AIM OF THE TASK:
Write out each line of the listing as it stands, without the images.

DATA SHOWN:
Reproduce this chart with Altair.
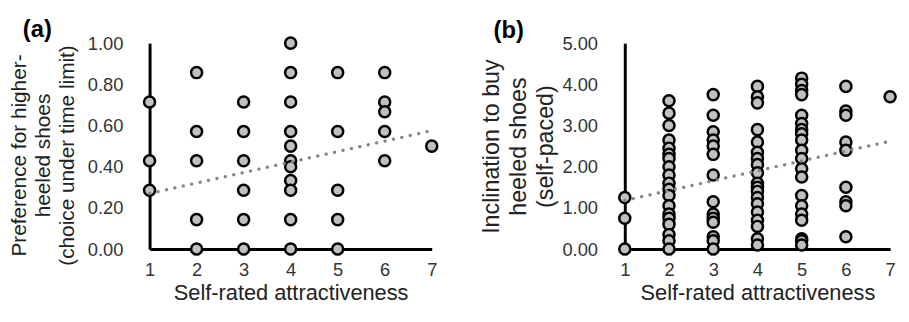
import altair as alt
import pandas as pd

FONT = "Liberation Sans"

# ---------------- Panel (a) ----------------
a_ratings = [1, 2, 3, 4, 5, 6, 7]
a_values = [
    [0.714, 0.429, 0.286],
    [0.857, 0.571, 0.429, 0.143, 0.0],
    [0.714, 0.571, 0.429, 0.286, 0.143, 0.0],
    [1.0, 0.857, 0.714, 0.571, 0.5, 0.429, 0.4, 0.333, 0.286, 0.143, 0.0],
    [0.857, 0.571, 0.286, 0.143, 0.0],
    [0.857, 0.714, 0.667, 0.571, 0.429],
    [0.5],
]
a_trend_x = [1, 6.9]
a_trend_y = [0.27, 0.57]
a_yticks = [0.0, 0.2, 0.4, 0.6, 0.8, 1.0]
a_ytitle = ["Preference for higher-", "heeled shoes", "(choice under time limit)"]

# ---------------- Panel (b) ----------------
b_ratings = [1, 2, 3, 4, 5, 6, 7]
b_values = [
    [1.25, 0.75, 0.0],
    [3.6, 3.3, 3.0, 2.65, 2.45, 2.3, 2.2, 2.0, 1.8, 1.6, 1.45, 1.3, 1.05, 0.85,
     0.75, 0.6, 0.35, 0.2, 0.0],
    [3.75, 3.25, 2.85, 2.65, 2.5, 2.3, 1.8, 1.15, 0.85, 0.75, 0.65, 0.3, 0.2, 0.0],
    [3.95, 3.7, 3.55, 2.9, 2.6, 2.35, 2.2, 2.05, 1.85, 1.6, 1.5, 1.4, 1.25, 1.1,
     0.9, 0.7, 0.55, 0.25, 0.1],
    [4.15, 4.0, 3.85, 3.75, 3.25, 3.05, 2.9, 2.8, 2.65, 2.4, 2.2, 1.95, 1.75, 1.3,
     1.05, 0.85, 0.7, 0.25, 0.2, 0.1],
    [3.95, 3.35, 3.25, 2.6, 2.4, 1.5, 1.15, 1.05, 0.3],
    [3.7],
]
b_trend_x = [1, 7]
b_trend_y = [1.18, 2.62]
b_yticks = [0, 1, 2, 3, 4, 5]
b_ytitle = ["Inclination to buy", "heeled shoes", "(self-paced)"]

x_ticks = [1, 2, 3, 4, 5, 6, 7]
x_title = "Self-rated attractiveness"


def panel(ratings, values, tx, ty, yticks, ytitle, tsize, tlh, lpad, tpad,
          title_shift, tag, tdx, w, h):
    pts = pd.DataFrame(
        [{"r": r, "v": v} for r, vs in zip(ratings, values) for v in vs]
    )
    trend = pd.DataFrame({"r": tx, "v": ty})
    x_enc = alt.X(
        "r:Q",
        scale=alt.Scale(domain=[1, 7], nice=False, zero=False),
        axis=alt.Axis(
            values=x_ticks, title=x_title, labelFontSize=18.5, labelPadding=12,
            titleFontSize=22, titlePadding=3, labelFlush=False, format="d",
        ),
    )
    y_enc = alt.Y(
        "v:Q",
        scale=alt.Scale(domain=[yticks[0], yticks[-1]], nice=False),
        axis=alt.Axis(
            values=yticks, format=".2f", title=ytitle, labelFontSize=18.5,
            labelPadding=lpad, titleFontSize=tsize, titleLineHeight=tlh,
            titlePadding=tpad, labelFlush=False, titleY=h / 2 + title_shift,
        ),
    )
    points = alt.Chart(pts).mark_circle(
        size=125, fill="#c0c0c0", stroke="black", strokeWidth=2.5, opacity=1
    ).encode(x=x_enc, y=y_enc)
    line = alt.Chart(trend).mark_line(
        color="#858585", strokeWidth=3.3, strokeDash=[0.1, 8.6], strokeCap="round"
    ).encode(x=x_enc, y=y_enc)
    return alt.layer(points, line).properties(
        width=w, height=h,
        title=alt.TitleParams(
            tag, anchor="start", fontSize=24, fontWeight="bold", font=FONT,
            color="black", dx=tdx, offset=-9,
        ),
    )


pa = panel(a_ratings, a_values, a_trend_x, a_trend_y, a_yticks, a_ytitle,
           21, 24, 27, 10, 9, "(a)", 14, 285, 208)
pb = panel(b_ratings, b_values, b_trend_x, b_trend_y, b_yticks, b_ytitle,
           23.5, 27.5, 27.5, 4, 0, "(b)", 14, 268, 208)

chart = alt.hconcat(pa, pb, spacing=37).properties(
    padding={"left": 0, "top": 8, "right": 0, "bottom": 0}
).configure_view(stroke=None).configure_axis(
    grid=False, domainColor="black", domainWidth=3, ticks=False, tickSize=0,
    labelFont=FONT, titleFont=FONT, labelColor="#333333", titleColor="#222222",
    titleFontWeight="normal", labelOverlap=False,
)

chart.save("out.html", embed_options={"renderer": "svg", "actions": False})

EXERCISE SOLUTION:
Reproduce this chart with Altair.
import altair as alt
import pandas as pd

FONT = "Liberation Sans"

# ---------------- Panel (a) ----------------
a_ratings = [1, 2, 3, 4, 5, 6, 7]
a_values = [
    [0.714, 0.429, 0.286],
    [0.857, 0.571, 0.429, 0.143, 0.0],
    [0.714, 0.571, 0.429, 0.286, 0.143, 0.0],
    [1.0, 0.857, 0.714, 0.571, 0.5, 0.429, 0.4, 0.333, 0.286, 0.143, 0.0],
    [0.857, 0.571, 0.286, 0.143, 0.0],
    [0.857, 0.714, 0.667, 0.571, 0.429],
    [0.5],
]
a_trend_x = [1, 6.9]
a_trend_y = [0.27, 0.57]
a_yticks = [0.0, 0.2, 0.4, 0.6, 0.8, 1.0]
a_ytitle = ["Preference for higher-", "heeled shoes", "(choice under time limit)"]

# ---------------- Panel (b) ----------------
b_ratings = [1, 2, 3, 4, 5, 6, 7]
b_values = [
    [1.25, 0.75, 0.0],
    [3.6, 3.3, 3.0, 2.65, 2.45, 2.3, 2.2, 2.0, 1.8, 1.6, 1.45, 1.3, 1.05, 0.85,
     0.75, 0.6, 0.35, 0.2, 0.0],
    [3.75, 3.25, 2.85, 2.65, 2.5, 2.3, 1.8, 1.15, 0.85, 0.75, 0.65, 0.3, 0.2, 0.0],
    [3.95, 3.7, 3.55, 2.9, 2.6, 2.35, 2.2, 2.05, 1.85, 1.6, 1.5, 1.4, 1.25, 1.1,
     0.9, 0.7, 0.55, 0.25, 0.1],
    [4.15, 4.0, 3.85, 3.75, 3.25, 3.05, 2.9, 2.8, 2.65, 2.4, 2.2, 1.95, 1.75, 1.3,
     1.05, 0.85, 0.7, 0.25, 0.2, 0.1],
    [3.95, 3.35, 3.25, 2.6, 2.4, 1.5, 1.15, 1.05, 0.3],
    [3.7],
]
b_trend_x = [1, 7]
b_trend_y = [1.18, 2.62]
b_yticks = [0, 1, 2, 3, 4, 5]
b_ytitle = ["Inclination to buy", "heeled shoes", "(self-paced)"]

x_ticks = [1, 2, 3, 4, 5, 6, 7]
x_title = "Self-rated attractiveness"


def panel(ratings, values, tx, ty, yticks, ytitle, tsize, tlh, lpad, tpad,
          title_shift, tag, tdx, w, h):
    pts = pd.DataFrame(
        [{"r": r, "v": v} for r, vs in zip(ratings, values) for v in vs]
    )
    trend = pd.DataFrame({"r": tx, "v": ty})
    x_enc = alt.X(
        "r:Q",
        scale=alt.Scale(domain=[1, 7], nice=False, zero=False),
        axis=alt.Axis(
            values=x_ticks, title=x_title, labelFontSize=18.5, labelPadding=12,
            titleFontSize=22, titlePadding=3, labelFlush=False, format="d",
        ),
    )
    y_enc = alt.Y(
        "v:Q",
        scale=alt.Scale(domain=[yticks[0], yticks[-1]], nice=False),
        axis=alt.Axis(
            values=yticks, format=".2f", title=ytitle, labelFontSize=18.5,
            labelPadding=lpad, titleFontSize=tsize, titleLineHeight=tlh,
            titlePadding=tpad, labelFlush=False, titleY=h / 2 + title_shift,
        ),
    )
    points = alt.Chart(pts).mark_circle(
        size=125, fill="#c0c0c0", stroke="black", strokeWidth=2.5, opacity=1
    ).encode(x=x_enc, y=y_enc)
    line = alt.Chart(trend).mark_line(
        color="#858585", strokeWidth=3.3, strokeDash=[0.1, 8.6], strokeCap="round"
    ).encode(x=x_enc, y=y_enc)
    return alt.layer(points, line).properties(
        width=w, height=h,
        title=alt.TitleParams(
            tag, anchor="start", fontSize=24, fontWeight="bold", font=FONT,
            color="black", dx=tdx, offset=-9,
        ),
    )


pa = panel(a_ratings, a_values, a_trend_x, a_trend_y, a_yticks, a_ytitle,
           21, 24, 27, 10, 9, "(a)", 14, 285, 208)
pb = panel(b_ratings, b_values, b_trend_x, b_trend_y, b_yticks, b_ytitle,
           23.5, 27.5, 27.5, 4, 0, "(b)", 14, 268, 208)

chart = alt.hconcat(pa, pb, spacing=37).properties(
    padding={"left": 0, "top": 8, "right": 0, "bottom": 0}
).configure_view(stroke=None).configure_axis(
    grid=False, domainColor="black", domainWidth=3, ticks=False, tickSize=0,
    labelFont=FONT, titleFont=FONT, labelColor="#333333", titleColor="#222222",
    titleFontWeight="normal", labelOverlap=False,
)

chart.save("out.html", embed_options={"renderer": "svg", "actions": False})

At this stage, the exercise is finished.